Did you notice that I didn't single out any character name or actor playing him or her in the above film recap/tease? I did that for a reason. In 'Hostel Part III,' we meet characters in a manner that is not conducive to us "getting to know them," as we're incapable of growing concerned for their future plight. We meet the guys, and they hardly call each other by name, so we are left to wonder who they really are. Screenwriting error, very much, as the already disposable nature of any lead in a 'Hostel' film is now multiplied, as we notice that we're not even supposed to learn their names. Only... later on we're supposed to know their names. In instances like this, I think it should be a rule that the guys cast should all have distinguishing markings, like different hair color and hairstyles, or, as one of the guys in this film has, a physical malady.
So we have four generic, horny guys looking for a good time, and they meet up with a pair of escorts. Those familiar with the original already know the role said escorts play in the "procurement' process, so our minds tell us to write them off. But wait, no, we should have learned their names, too. They may not necessarily be "the bad guys" in all of this. And that, readers, is this film's problem: we don't know who's a good guy, who's a bad guy, and this ambiguity doesn't add suspense to any scene. It adds confusion. Unnecessary, patience testing confusion.
Now, a torture den/EHC club is on the outskirts of Sin City. It's big as hell, and has all types of fancy electronics, for the spectators (fellow hunters) to gamble, in a way, on the torture-slash-murders they bear witness to. There are even door scanners that rely on the hounddog tattoo to activate, and armed guards. So, ignoring the fact that an energy company representative would, at some point, have to check their meter (which probably spins rather fast), we have to wonder about, you know, security, anonymity, that sort of thing, as us Americans can visualize Eastern European countries as more quaint in that regard. Yet, there's no concern in the film given to the fact that fire departments regularly check industrial and commercial buildings for safety violations and standards...or any similar situation.
Nothing in this film makes sense. The torture segments aren't as gruesome or nasty this time around, and there's definitely a cheapness to them. The film mushrooms with a plot-twist that makes no sense, and the aftermath of said twist, into one prolonged climax that leaves you wondering what really is happening in this rapidly cut film. As twists happen, you may find yourself thinking back to previous scenes, to see if there were any clues, and what you remember will make everything as the film moves forward seem more and more illogical and, basically, stupid. Plot devices in this film are idiotic and nonsensical, while the entire premise is played out and very ineffective.

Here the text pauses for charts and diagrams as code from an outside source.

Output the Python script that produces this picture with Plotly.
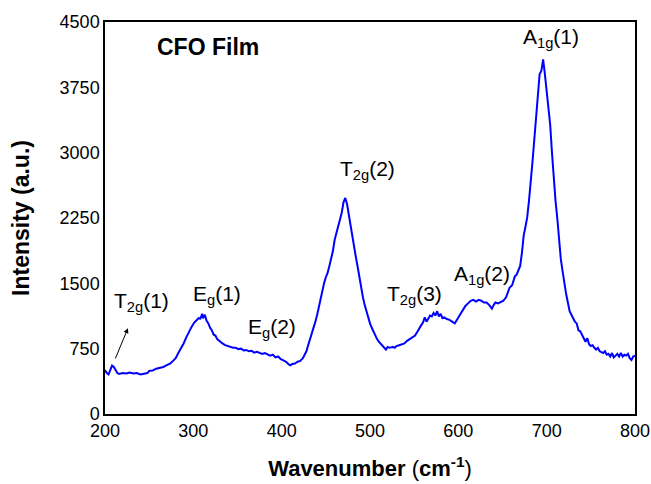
import plotly.graph_objects as go

wavenumber = [200, 202, 204, 206, 208, 210, 212, 214, 216, 220, 224, 228, 232, 236, 240, 244, 248, 250, 254, 258,
              262, 266, 270, 274, 277, 280, 283, 286, 289, 292, 295, 298, 301, 304, 306, 308, 310, 311, 313, 315,
              317, 319, 321, 323, 325, 327, 329, 331, 333, 336, 339, 342, 345, 348, 351, 354, 357, 360, 363, 366,
              369, 372, 375, 378, 381, 384, 387, 390, 393, 396, 399, 402, 405, 408, 410, 412, 415, 418, 421, 424,
              426, 428, 430, 432, 434, 436, 438, 440, 442, 444, 446, 448, 450, 452, 454, 456, 458, 460, 462, 464,
              466, 468, 470, 472, 474, 476, 478, 480, 482, 484, 486, 488, 490, 492, 494, 496, 498, 500, 502, 504,
              506, 508, 510, 512, 514, 516, 518, 520, 522, 524, 526, 528, 530, 533, 536, 539, 542, 545, 548, 551,
              554, 556, 558, 560, 562, 564, 566, 568, 570, 572, 574, 576, 578, 580, 582, 584, 587, 590, 593, 596,
              599, 602, 605, 608, 611, 614, 617, 620, 623, 626, 629, 632, 635, 638, 640, 642, 645, 648, 651, 654,
              656, 658, 661, 664, 666, 668, 670, 672, 674, 676, 678, 680, 682, 684, 686, 688, 690, 692, 694, 696,
              698, 700, 702, 704, 706, 708, 710, 712, 714, 716, 718, 720, 722, 724, 726, 728, 730, 732, 734, 736,
              738, 740, 742, 744, 746, 748, 750, 752, 754, 756, 758, 760, 762, 764, 766, 768, 770, 772, 774, 776,
              778, 780, 782, 784, 786, 788, 790, 792, 794, 796, 798, 800]

intensity = [505, 470, 455, 500, 555, 540, 500, 470, 460, 470, 465, 475, 465, 470, 455, 460, 470, 495, 500, 520,
             530, 540, 560, 580, 610, 640, 700, 750, 810, 880, 950, 1000, 1050, 1080, 1100, 1095, 1150, 1100, 1140, 1070,
             1040, 990, 960, 910, 900, 860, 840, 820, 810, 790, 780, 770, 760, 760, 745, 750, 730, 735, 720, 725,
             705, 715, 700, 690, 700, 680, 670, 680, 650, 660, 630, 615, 600, 570, 560, 575, 580, 600, 610, 640,
             680, 720, 790, 850, 920, 990, 1055, 1130, 1230, 1330, 1400, 1500, 1570, 1620, 1700, 1770, 1870, 2000, 2080, 2150,
             2220, 2310, 2430, 2480, 2410, 2280, 2160, 2040, 1920, 1800, 1690, 1560, 1450, 1340, 1250, 1170, 1090, 1040, 990, 940,
             900, 860, 830, 810, 790, 760, 740, 770, 760, 765, 770, 760, 780, 790, 800, 810, 840, 860, 880, 900,
             950, 990, 1020, 1050, 1110, 1060, 1090, 1130, 1120, 1160, 1130, 1180, 1120, 1150, 1100, 1110, 1090, 1080, 1060, 1040,
             1090, 1140, 1190, 1240, 1270, 1300, 1310, 1290, 1310, 1300, 1280, 1280, 1250, 1210, 1250, 1280, 1270, 1290, 1300, 1340,
             1400, 1450, 1480, 1580, 1600, 1660, 1700, 1850, 2050, 2150, 2260, 2450, 2650, 2900, 3150, 3400, 3650, 3900, 3940, 4070,
             3900, 3700, 3500, 3320, 3000, 2700, 2450, 2250, 1980, 1780, 1640, 1480, 1380, 1280, 1180, 1140, 1100, 1060, 1040, 960,
             950, 910, 880, 830, 870, 800, 780, 790, 760, 740, 760, 720, 710, 700, 720, 680, 690, 660, 700, 650,
             670, 690, 660, 700, 660, 680, 670, 690, 640, 620, 660, 670]

y_ticks = [0, 750, 1500, 2250, 3000, 3750, 4500]
x_ticks = [200, 300, 400, 500, 600, 700, 800]

peak_labels = ["T<sub>2g</sub>(1)", "E<sub>g</sub>(1)", "E<sub>g</sub>(2)", "T<sub>2g</sub>(2)",
               "T<sub>2g</sub>(3)", "A<sub>1g</sub>(2)", "A<sub>1g</sub>(1)"]
label_x = [241, 327, 389, 497, 550, 627, 705]
label_y = [1290, 1370, 990, 2800, 1370, 1600, 4320]

FONT = "Liberation Sans, Arial, sans-serif"

fig = go.Figure()
fig.add_trace(go.Scatter(x=wavenumber, y=intensity, mode="lines",
                         line=dict(color="#0000FF", width=2), showlegend=False))

for t, lx, ly in zip(peak_labels, label_x, label_y):
    fig.add_annotation(x=lx, y=ly, text=t, showarrow=False,
                       font=dict(family=FONT, size=21, color="black"))

# arrow pointing to T2g(1) label
fig.add_annotation(x=226, y=985, ax=211, ay=620, xref="x", yref="y", axref="x", ayref="y",
                   text="", showarrow=True, arrowhead=2, arrowsize=1, arrowwidth=1, arrowcolor="black")

fig.add_annotation(x=317, y=4210, xref="x", yref="y", text="<b>CFO Film</b>", showarrow=False,
                   font=dict(family=FONT, size=23, color="black"))

fig.update_layout(
    width=651, height=484,
    margin=dict(l=105, r=16, t=22, b=70),
    paper_bgcolor="white", plot_bgcolor="white",
    font=dict(family=FONT, color="black"),
    xaxis=dict(range=[200, 800], tickvals=x_ticks, ticks="", showgrid=False, zeroline=False,
               showline=True, linecolor="black", linewidth=1.5, mirror=True, automargin=False,
               tickfont=dict(size=18, color="black"),
               title=dict(text="<b>Wavenumber</b> (<b>cm</b><sup><b>-1</b></sup>)",
                          font=dict(size=22, color="black"), standoff=20)),
    yaxis=dict(range=[0, 4500], tickvals=y_ticks, ticks="", showgrid=False, zeroline=False,
               showline=True, linecolor="black", linewidth=1.5, mirror=True, automargin=False,
               tickfont=dict(size=18, color="black"),
               title=dict(text="<b>Intensity (a.u.)</b>", font=dict(size=23, color="black"), standoff=24)),
)

fig.write_html("out.html")
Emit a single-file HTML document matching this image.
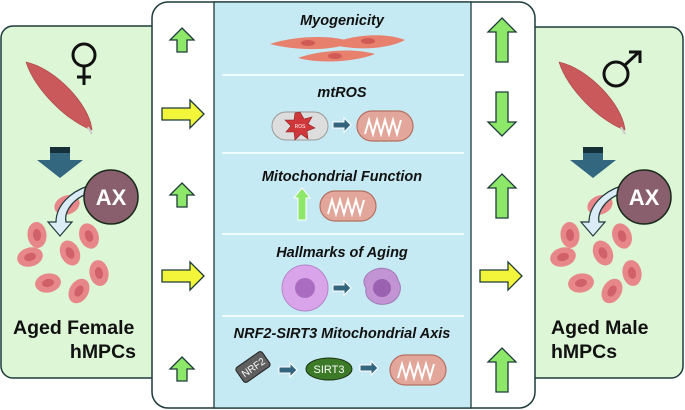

Eli Roth, love him or hate him, proved his value by staying the hell away from this abomination. This is not effective horror, or even torture porn. It's silly, almost laugh inducing, but not the ironic or tongue-in-cheek type chuckle filmmakers would want. This is so bad it's laughable. 'Hostel Part III' starts off on the wrong foot, and limps the rest of the way along, throwing caution to the wind and hoping the audience for a film like this won't notice the glaring plot holes. If the gore were a little better, or more intense, it wouldn't matter so much, but even that's a failure. This whole film was a waste of my bloody time, and I'm mad at myself for writing about it.
The Disc: Vital Stats
While America didn't get a Blu-ray release for many Sony direct-to-video sequels as of late, despite rumors they would come, 'Hostel Part III' didn't stay in Blu-ray release purgatory like 'Quarantine: Terminal' did. Available in the UK on a Region A/B/C BD50 disc, this flick functions just like any American release from Sony. A perfectly friendly, simple import disc.
The 'Hostel' films haven't scored very well in this department in the past...and the import release of the third film is not an exception to this rule. This is Blu-ray ugliness, presented in 1080p with the AVC MPEG-4 encode. On top of the distractingly large hairs and scratches that pop up (that don't seem to be aesthetic, due to their disappearance later into the film), this disc has some of the most egregious, copious amounts of digital noise imaginable. It's bloody everywhere in some shots, to the point that textures in the film become dampened to the point of non-existence in many scenes. Skin wears heavy with this effect, and off lighting makes for constantly flushed, pale white and blue people that look like Toronto Blue Jays jerseys. Colors look nice in day shots, but there aren't many of those here, as we get low-lit or awkward interiors the majority of the movie. Detail levels never take off, to the point that it's not difficult to imagine this being a DVD, save for the lack of chroma errors or artifacts. As a coup de grace, more rapid moving/action sequences late in the film blur terribly, like a setting on your computer that makes your pointer have a ghosted trail behind it. These actors aren't rapid moving kung-fu fighters, even if their every action looks like Johnny Cage's shadow kick.
The (only) highlight of this disc is the audio. Each and every track on this release is given DTS-HD Master Audio 5.1 treatment, and it's mostly effective. Score regularly hits all angles and has solid enough range, while displaying some nice, light bass kicks from time to time, as well as volume hikes for tension. Busy rooms sound the part, with plenty of activity coming from all sides, while localized effects in less-crowded sequences work like a charm. Sometimes the dialogue in this film seems a little brutish and blunt, and on a few occasions yelling doesn't increase volume levels, which makes for an odd, muted feeling (stun gun zaps suffer from this effect, as well), while a couple lines late in the film sound digital, not human. The audio scores high for activity and power, but definitely not for precision. It's a bull in a china shop.
The 'Hostel' films have their niche fans, and I'm sure the cancellation of the American Blu-ray of the third film stung quite a few potential buyers. While the film is available in the UK on a Region A/B/C import, those same potential buyers may want to exercise some caution heading in. The transplanting of the story from Europe to America is not seamless, and it doesn't quite make sense, and the whole affair seems cheap and shoddily made. The Blu-ray has solid audio and spotty video, same as the previous films, and a single extra for those interested. Due to the potential for dissatisfaction with the film, this qualifies as a risky import for most, and a title to avoid for the casual fan. Direct-to-video strikes again!